Marriage

For various reasons we had the opportunity to explain to our J why our marriage works. I can not speak for all marriages out there, but this is why ours does.

We are Best Friends First

We don’t go to Disney together or the beach or travel because we are married. We did that before we were married. We do fun things together because we are besties. We love going places and spending time together because we are best friends. If something bad happens he is my go to, and marriage didn’t change that. We were friends LONG before we were married, and that has totally shaped the way we respond to each other.

We Do Not Go To Bed Angry

I hear this from a lot of couples, but it is so very true. Going to bed angry allows you to stew and it can breed resentment and a cycle of anger. We put our issues to rest before we put ourselves to rest and it is amazing how this allows me to sleep well.

Our Love Was Born From Years not Days

We have spent years together… I have known my husband since I was 12. I was the annoying girl down the street. I was NOT the love interest until much later. We dated off and on through high school. After college having still been friends and other life turns happening we gave it one more go. It stuck. As mature adults, we found being partnered with the person you go to for all the good and bad in your life is the person to be partnered with.

We are NOT perfect and we do make mistakes, but the mistakes are easier to navigate with your best friend by your side.

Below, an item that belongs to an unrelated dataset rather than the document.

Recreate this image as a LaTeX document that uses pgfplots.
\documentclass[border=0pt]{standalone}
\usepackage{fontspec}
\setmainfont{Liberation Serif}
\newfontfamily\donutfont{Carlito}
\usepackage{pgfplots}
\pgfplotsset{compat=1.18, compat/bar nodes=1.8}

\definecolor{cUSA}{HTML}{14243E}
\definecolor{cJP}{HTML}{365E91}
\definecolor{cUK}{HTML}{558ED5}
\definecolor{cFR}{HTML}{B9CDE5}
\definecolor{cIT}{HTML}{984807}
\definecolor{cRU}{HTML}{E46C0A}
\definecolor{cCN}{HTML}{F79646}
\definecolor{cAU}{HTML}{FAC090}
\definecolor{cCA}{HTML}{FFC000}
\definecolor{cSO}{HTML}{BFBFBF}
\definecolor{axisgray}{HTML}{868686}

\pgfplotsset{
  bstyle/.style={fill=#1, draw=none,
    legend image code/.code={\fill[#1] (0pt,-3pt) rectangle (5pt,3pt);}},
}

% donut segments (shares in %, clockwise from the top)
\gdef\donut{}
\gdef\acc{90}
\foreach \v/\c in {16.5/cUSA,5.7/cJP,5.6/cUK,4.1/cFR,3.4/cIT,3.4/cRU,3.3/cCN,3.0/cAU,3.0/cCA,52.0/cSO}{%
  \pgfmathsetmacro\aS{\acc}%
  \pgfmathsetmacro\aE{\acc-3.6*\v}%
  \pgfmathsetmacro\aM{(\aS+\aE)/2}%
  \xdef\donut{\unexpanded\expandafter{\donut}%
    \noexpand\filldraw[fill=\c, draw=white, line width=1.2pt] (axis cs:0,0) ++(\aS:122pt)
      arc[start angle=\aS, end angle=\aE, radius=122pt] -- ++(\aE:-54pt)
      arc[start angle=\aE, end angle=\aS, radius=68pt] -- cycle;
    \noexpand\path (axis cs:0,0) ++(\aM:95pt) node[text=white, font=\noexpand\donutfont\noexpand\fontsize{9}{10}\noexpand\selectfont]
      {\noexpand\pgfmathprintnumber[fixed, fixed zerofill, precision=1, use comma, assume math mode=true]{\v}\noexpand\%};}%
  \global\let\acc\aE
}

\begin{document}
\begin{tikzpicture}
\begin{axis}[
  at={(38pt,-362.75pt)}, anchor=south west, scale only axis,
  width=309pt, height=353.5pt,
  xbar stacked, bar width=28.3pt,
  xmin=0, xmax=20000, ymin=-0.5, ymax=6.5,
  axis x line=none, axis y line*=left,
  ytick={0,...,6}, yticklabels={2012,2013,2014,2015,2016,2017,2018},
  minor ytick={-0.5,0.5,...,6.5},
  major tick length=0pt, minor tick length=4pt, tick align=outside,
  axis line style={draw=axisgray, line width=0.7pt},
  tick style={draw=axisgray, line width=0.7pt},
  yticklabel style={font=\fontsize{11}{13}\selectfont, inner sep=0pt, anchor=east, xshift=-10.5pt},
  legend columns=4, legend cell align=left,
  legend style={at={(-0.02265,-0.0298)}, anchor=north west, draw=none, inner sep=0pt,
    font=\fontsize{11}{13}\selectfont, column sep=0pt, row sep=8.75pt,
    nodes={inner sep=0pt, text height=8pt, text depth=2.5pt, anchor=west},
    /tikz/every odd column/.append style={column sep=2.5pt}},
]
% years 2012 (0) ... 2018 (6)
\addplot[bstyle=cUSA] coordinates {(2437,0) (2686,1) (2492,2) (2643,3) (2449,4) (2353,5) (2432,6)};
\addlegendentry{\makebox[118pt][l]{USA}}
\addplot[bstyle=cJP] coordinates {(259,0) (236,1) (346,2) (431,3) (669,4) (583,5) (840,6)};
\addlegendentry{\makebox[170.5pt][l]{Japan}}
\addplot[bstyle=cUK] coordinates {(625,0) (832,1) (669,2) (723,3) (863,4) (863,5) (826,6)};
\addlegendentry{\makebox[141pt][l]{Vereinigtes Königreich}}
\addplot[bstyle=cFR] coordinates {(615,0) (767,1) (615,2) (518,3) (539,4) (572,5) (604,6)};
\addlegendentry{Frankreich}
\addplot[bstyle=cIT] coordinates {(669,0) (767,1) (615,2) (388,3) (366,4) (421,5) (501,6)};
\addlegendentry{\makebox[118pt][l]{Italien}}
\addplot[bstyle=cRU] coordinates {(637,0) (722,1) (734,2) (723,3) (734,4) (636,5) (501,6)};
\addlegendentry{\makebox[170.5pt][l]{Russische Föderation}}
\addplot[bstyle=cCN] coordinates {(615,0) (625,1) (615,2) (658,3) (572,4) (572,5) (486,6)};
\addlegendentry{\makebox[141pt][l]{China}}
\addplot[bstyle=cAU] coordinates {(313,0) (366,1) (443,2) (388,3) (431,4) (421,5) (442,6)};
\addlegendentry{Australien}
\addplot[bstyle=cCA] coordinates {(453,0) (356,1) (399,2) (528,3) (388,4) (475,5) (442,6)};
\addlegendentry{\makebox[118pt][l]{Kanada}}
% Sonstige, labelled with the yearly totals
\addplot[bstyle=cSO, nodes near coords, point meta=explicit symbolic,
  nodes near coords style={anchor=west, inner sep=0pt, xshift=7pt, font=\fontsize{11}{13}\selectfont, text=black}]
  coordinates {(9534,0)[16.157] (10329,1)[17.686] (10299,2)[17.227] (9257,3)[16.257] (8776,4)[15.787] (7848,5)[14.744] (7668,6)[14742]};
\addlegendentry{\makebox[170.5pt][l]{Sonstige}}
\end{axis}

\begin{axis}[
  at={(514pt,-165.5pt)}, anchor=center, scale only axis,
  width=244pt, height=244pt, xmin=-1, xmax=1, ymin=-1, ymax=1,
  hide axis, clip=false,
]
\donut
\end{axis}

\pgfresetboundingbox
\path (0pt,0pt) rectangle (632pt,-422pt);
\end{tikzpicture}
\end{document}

Marriage is not easy, but it is easier when you are with the one who supports everything you do and have done for years. He is my shoulder to cry on, my strength in the storm, and my cheerleader through all things.

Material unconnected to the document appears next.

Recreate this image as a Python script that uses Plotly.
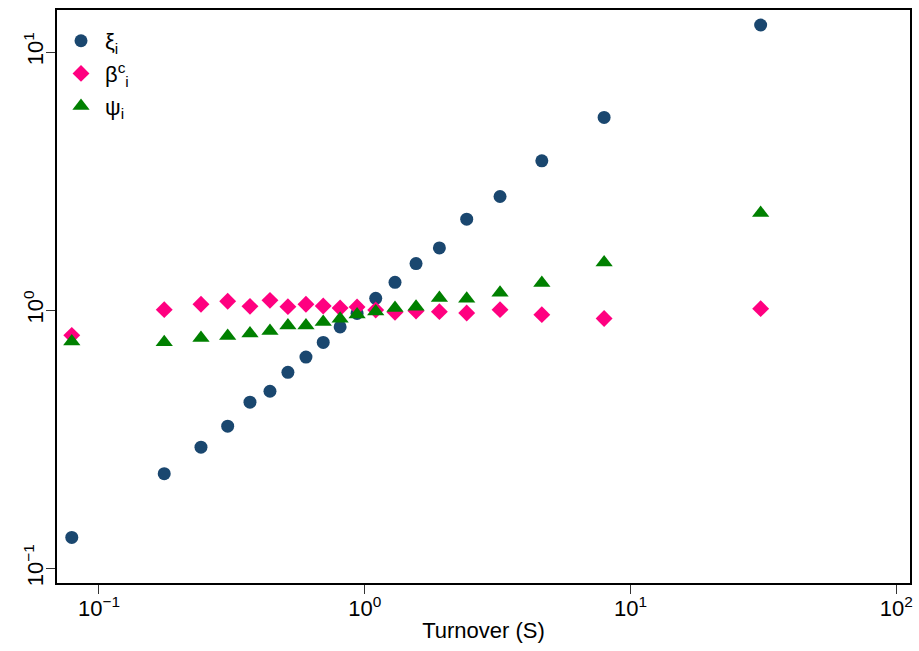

What kinds of things make your marriage successful?

1 Comment

  1. Jeff Matson on March 25, 2019 at 16:27

    This is exactly how my wife and I work as well. It’s amazing how simple it really is. ?

    Being best friends is critical and is well worth it as the years go on.

    To add, here’s a few things I’ve noticed about my marriage that seem to be key:

    1. We can hang out and chat for hours without anything else other than each other.
    2. We don’t sweat about small things. One of us forgot to do something that the other asked for? Mention it and just keep rolling.
    3. Open communication is critical. If one of us sees an issue coming up, we address it immediately and with an open mind so that it doesn’t ever become anything more than a single minor detail.
    4. Shared hobbies/interests are big for us. We’re big into retro gaming (specifically our home arcade), and have a ton of fun together with it.
    5. Realizing that we’re the coolest people we know. I’m absolutely fascinated by her, and she is of me. It’s weird when I think about it, but we almost treat each other like celebrities in our own ways. It’s hard to explain, but it’s like a constant urge to impress each other.
    6. We separate our concerns and take responsibility for our half. For us, it’s me paying the bills/doing paperwork/the boring stuff and she does things like cleaning, cooking, shopping, etc. We both enjoy our responsibilities and take pride in them.

    You two are awesome and I wish you so many more fantastic years together!